The Mudcat Café TM
Thread #44136   Message #648166
Posted By: GUEST
12-Feb-02 - 10:25 AM
Thread Name: English Folk: Harmony Singing
Subject: RE: English Folk: Harmony Singing
hey pattyClink--I'll support your foundationless theory! I do think there are different "traditional" ways of harmonizing which are pretty old, actually. It is just that from where we sit, that type of singing doesn't fit neatly in the academic "definition of folk" (sic). Part of the problem is that so-called folk music scholars of Britain, Ireland, and the US haven't recognized and included women's traditional singing in the definition.

There isn't supposed to be call and response in Irish singing either, but if you include what women actually sing, and sang historically, call and response is part and parcel of the tradition, just as unison singing is part and parcel of the tradition.
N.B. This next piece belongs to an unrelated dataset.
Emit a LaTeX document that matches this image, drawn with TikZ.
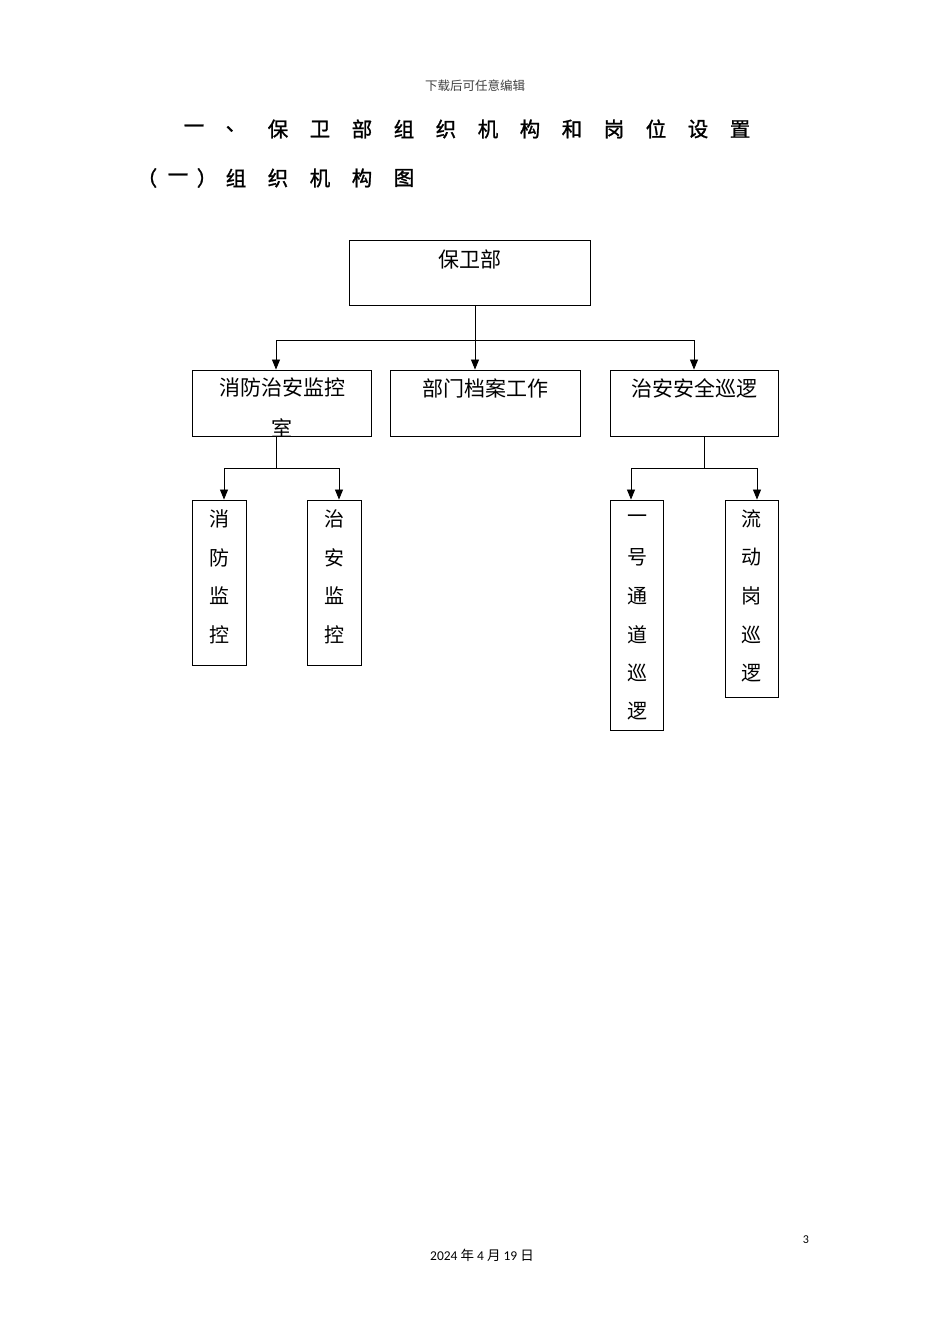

Noreen--Lillis O Laoire has done some interesting research on the unison singing of women in Donegal, and Angela Bourke has done quite a bit of research into the women's tradition of caoineadh, or keening. Female lament, like female work songs (waulking songs) in Scotland, both use call and response, and unison singing of choruses. It is my foundationless theory that when the priesthood effectively prohibited the performance of female laments in Ireland, that women's vocal energy was put into church music, where harmony and unison singing was more the norm.